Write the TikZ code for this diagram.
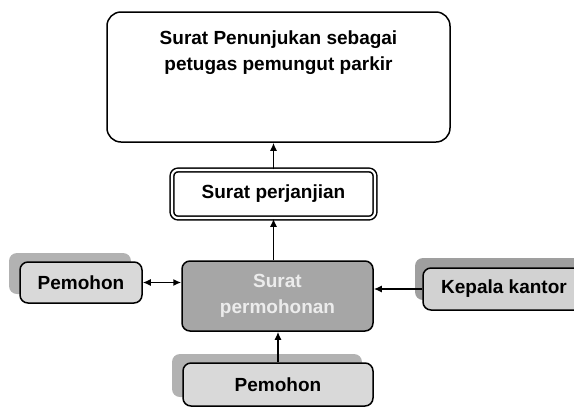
\documentclass[tikz,border=0pt]{standalone}
\usepackage{fontspec}
\setmainfont{Liberation Sans}
\usetikzlibrary{arrows.meta,shadows}

\tikzset{
  box/.style={draw, rounded corners=8pt, line width=1.5pt, align=center,
    font=\bfseries\fontsize{19}{26}\selectfont},
  lightbox/.style={box, fill=gray!30},
  stackbox/.style={lightbox, copy shadow={shadow xshift=-11pt, shadow yshift=9pt,
    fill=gray!60, draw=none}},
  arr/.style={line width=1.5pt, -{Latex[length=8pt,width=7pt]}},
  arrboth/.style={line width=1.5pt, {Latex[length=8pt,width=7pt]}-{Latex[length=8pt,width=7pt]}}
}

\begin{document}
\begin{tikzpicture}[x=1pt,y=-1pt]
\clip (0,0) rectangle (574,408);

\node (sptk) [box, rounded corners=14pt, minimum width=343pt, minimum height=130pt,
  label={[anchor=north, inner sep=0pt, yshift=-19pt, align=center,
    font=\bfseries\fontsize{19}{26}\selectfont]north:Surat Penunjukan sebagai\\petugas pemungut parkir}]
  at (278.5,77) {};

\node (janji) [box, rounded corners=6pt, double, double distance=2.2pt, line width=1.5pt,
  minimum width=203pt, minimum height=48pt] at (273.5,194) {Surat perjanjian};

\node (perm) [box, fill=gray!70, text=gray!15, minimum width=191pt, minimum height=70pt]
  at (277.5,296) {Surat\\permohonan};

% pemohon kiri dan bawah
\node (pmhkiri) [stackbox, minimum width=122pt, minimum height=41pt] at (81,282.5) {Pemohon};
\node (pmhbawah) [stackbox, minimum width=190pt, minimum height=43pt] at (278,384.5) {Pemohon};

\node (kpl) [box, fill=gray!35, minimum width=180pt, minimum height=42pt,
  copy shadow={shadow xshift=-8pt, shadow yshift=10pt, fill=gray!75, draw=none}]
  at (513,289) {\hspace*{-18pt}Kepala kantor};

\draw[arr] (janji.north) -- (janji.north |- sptk.south);
\draw[arr] (perm.north -| janji.north) -- (janji.south);
\draw[arr] (pmhbawah.north) -- (pmhbawah.north |- perm.south);
\draw[arrboth] (pmhkiri.east) -- (pmhkiri.east -| perm.west);
\draw[arr] (kpl.west) -- (kpl.west -| perm.east);
\end{tikzpicture}
\end{document}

→ Do this
Quote the material in full and exactly; do not carry over its pictures.

→ Exercise answer
Write the TikZ code for this diagram.
\documentclass[tikz,border=0pt]{standalone}
\usepackage{fontspec}
\setmainfont{Liberation Sans}
\usetikzlibrary{arrows.meta,shadows}

\tikzset{
  box/.style={draw, rounded corners=8pt, line width=1.5pt, align=center,
    font=\bfseries\fontsize{19}{26}\selectfont},
  lightbox/.style={box, fill=gray!30},
  stackbox/.style={lightbox, copy shadow={shadow xshift=-11pt, shadow yshift=9pt,
    fill=gray!60, draw=none}},
  arr/.style={line width=1.5pt, -{Latex[length=8pt,width=7pt]}},
  arrboth/.style={line width=1.5pt, {Latex[length=8pt,width=7pt]}-{Latex[length=8pt,width=7pt]}}
}

\begin{document}
\begin{tikzpicture}[x=1pt,y=-1pt]
\clip (0,0) rectangle (574,408);

\node (sptk) [box, rounded corners=14pt, minimum width=343pt, minimum height=130pt,
  label={[anchor=north, inner sep=0pt, yshift=-19pt, align=center,
    font=\bfseries\fontsize{19}{26}\selectfont]north:Surat Penunjukan sebagai\\petugas pemungut parkir}]
  at (278.5,77) {};

\node (janji) [box, rounded corners=6pt, double, double distance=2.2pt, line width=1.5pt,
  minimum width=203pt, minimum height=48pt] at (273.5,194) {Surat perjanjian};

\node (perm) [box, fill=gray!70, text=gray!15, minimum width=191pt, minimum height=70pt]
  at (277.5,296) {Surat\\permohonan};

% pemohon kiri dan bawah
\node (pmhkiri) [stackbox, minimum width=122pt, minimum height=41pt] at (81,282.5) {Pemohon};
\node (pmhbawah) [stackbox, minimum width=190pt, minimum height=43pt] at (278,384.5) {Pemohon};

\node (kpl) [box, fill=gray!35, minimum width=180pt, minimum height=42pt,
  copy shadow={shadow xshift=-8pt, shadow yshift=10pt, fill=gray!75, draw=none}]
  at (513,289) {\hspace*{-18pt}Kepala kantor};

\draw[arr] (janji.north) -- (janji.north |- sptk.south);
\draw[arr] (perm.north -| janji.north) -- (janji.south);
\draw[arr] (pmhbawah.north) -- (pmhbawah.north |- perm.south);
\draw[arrboth] (pmhkiri.east) -- (pmhkiri.east -| perm.west);
\draw[arr] (kpl.west) -- (kpl.west -| perm.east);
\end{tikzpicture}
\end{document}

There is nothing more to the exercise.